• _WORKING DATA_:
::::::

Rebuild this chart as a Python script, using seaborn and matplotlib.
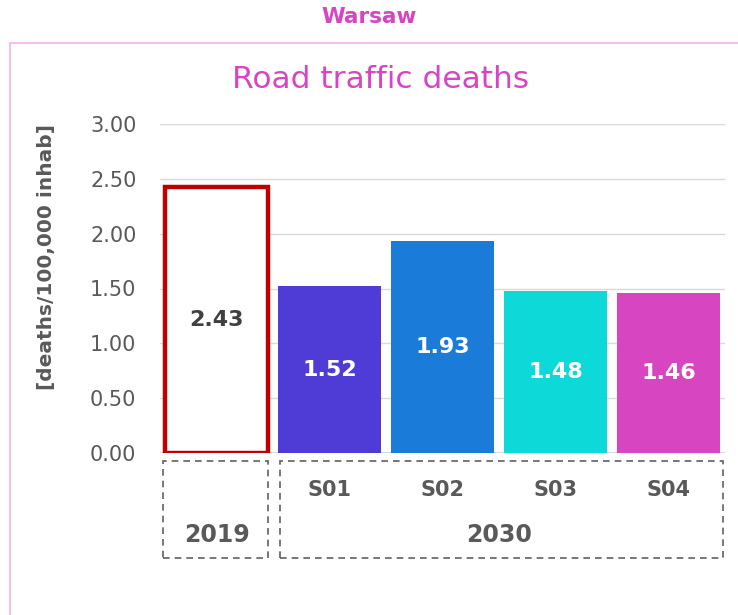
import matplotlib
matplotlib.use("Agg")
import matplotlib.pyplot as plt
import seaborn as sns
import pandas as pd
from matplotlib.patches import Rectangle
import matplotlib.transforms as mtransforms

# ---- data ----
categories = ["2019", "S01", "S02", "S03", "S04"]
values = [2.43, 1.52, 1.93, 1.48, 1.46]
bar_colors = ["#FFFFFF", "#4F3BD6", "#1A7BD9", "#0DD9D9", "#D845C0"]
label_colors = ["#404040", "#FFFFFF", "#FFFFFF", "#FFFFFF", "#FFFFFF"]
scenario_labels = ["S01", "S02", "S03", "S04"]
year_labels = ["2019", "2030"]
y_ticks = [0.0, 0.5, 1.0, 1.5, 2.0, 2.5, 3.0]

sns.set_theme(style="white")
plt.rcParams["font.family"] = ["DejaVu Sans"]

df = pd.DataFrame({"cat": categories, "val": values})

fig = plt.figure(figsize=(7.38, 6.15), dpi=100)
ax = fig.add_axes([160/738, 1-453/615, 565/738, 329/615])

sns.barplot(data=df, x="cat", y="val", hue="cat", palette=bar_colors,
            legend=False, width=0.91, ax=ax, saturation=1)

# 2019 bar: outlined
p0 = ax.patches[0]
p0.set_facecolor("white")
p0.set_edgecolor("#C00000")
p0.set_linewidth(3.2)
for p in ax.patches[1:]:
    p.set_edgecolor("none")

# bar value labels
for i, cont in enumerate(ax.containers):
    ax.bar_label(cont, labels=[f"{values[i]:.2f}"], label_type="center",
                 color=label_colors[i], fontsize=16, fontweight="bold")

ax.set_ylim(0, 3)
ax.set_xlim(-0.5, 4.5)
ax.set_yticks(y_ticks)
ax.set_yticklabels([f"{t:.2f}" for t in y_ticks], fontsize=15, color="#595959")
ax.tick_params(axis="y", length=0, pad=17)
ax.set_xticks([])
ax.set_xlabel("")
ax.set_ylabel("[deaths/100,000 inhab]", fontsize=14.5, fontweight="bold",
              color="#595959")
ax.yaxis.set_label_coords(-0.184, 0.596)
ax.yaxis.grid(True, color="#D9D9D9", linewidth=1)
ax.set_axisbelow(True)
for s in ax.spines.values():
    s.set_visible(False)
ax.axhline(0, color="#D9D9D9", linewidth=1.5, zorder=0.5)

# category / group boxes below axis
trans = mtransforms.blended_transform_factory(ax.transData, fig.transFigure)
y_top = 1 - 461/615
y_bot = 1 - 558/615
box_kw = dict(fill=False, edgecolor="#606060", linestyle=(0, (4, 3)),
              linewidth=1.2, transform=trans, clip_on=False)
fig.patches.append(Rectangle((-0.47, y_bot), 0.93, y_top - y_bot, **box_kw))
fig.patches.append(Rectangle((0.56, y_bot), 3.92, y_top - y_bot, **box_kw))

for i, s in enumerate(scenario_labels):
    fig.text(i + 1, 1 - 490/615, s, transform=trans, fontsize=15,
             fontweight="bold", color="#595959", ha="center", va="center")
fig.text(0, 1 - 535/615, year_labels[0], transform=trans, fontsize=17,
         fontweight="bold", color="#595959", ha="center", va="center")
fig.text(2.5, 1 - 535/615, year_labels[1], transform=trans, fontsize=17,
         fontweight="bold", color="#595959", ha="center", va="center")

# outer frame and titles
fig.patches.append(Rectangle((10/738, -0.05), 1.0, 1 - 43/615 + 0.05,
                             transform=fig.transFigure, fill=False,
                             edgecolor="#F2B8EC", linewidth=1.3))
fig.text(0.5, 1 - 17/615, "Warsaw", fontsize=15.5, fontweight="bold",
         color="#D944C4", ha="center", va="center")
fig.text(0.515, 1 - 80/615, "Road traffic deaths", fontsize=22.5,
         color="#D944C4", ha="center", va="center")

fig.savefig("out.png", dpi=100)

::::::

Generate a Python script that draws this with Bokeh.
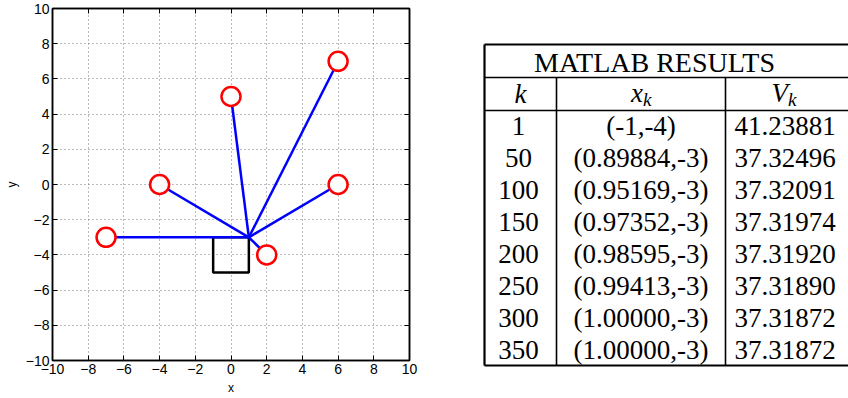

::::::

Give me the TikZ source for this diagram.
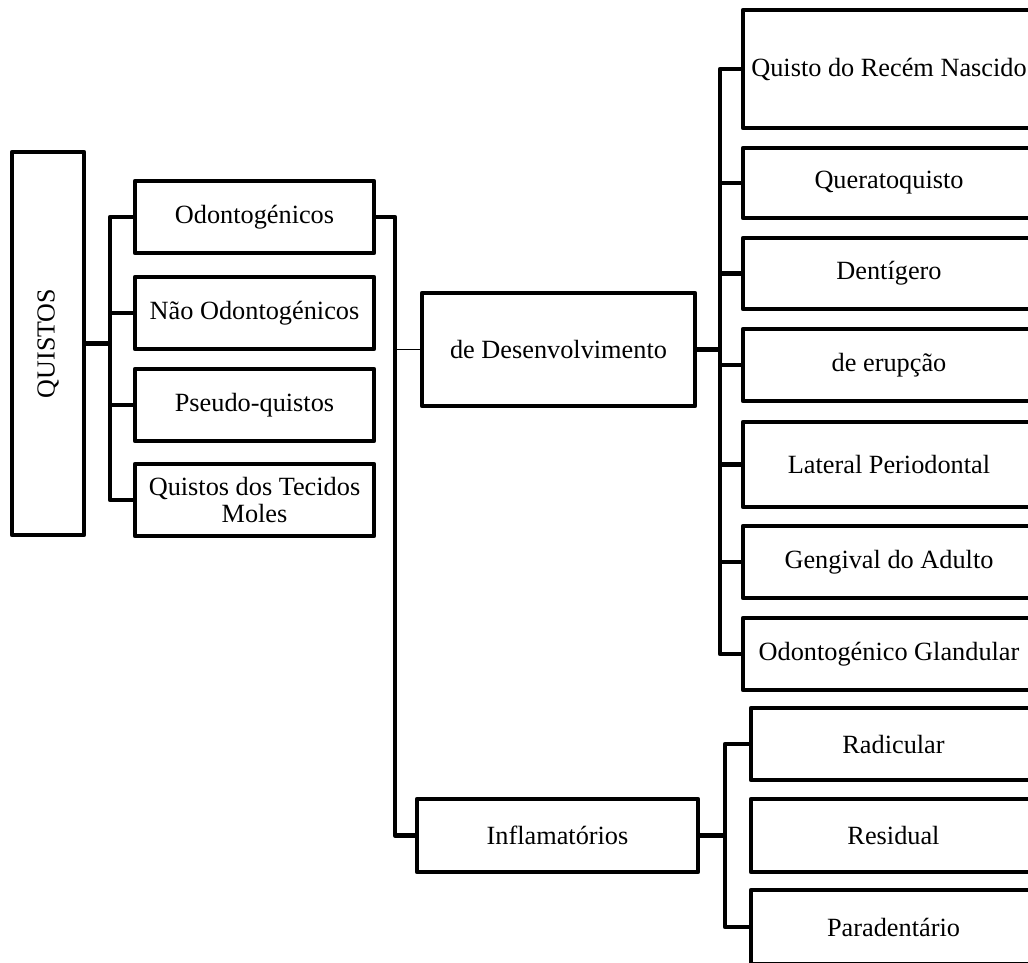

::::::

• _AIM OF THE EXERCISE_: Go through the records and pull out each line that includes the word "matplotlib".

• _FINAL RESULT_:
Rebuild this chart as a Python script, using seaborn and matplotlib.
import matplotlib
matplotlib.use("Agg")
import matplotlib.pyplot as plt
from matplotlib.patches import Rectangle
import matplotlib.transforms as mtransforms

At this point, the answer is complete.